Su apartamento, en lo más alto de un edificio que tiene las escaleras rotas, es un taller permanente. La mesa del comedor está atiborrada de papeles, lápices, cartulinas, pinceles, envases con pegamento, tijeras, temperas, vasitos desechables, ramas marchitas, semillas, esmaltes para uñas… Apenas queda un espacio vacío delante de la única silla. Los estantes de su sala cumplen función de galería. Ahí a la vista está gran parte de su obra, la terminada y la inconclusa. Una obra infantil, que no es de verdad, porque las cosas no sirven para lo que pretenden servir, pero tampoco es de juguete. Raquel la cuida y la muestra como si fuera de verdad. Sin embargo, ninguna de sus creaciones la emociona tanto como hablar del Central.

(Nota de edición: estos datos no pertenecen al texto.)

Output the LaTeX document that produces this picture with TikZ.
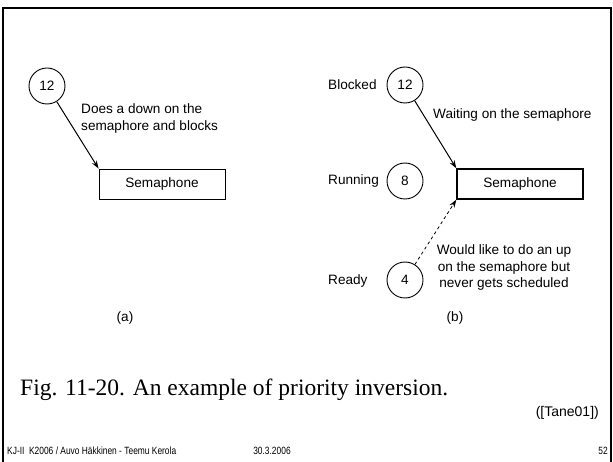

Cuando cuenta la historia del Osvaldo Sánchez, desde que era un trapiche movido por bueyes y esclavos en la colonia, parece que está contando la historia de su propia vida. Avanza con cuidado por los años. Se recrea en 1959, cuando se hizo “la intervención” de la casa del dueño del Providencia, en la que asegura haber participado, y otra vez se deslumbra con las maravillas que encontraran dentro y que –precisa– llevaron para los museos de La Habana. “Todo era bello. Bello, bello, bello”. Habla de las nuevas fuentes de empleo creadas después de 1959, la abolición del tiempo muerto, la exportación del azúcar, las obras de teatro que montaron, la llegada de las bombas intupibles, la última zafra, el desmontaje de las máquinas, la tristeza… Se enorgullece de las nóminas que preserva con los salarios de los azucareros. Camina hacia el balcón de su casa, desde donde alcanza a ver el barracón y la torre, y sonríe.

Raquel se esmera tanto juntando cada hecho, como si pretendiera reconstruir el Central, la zafra, el batey, la cultura, la identidad, en fin, como si pretendiera reconstruir a Raquel.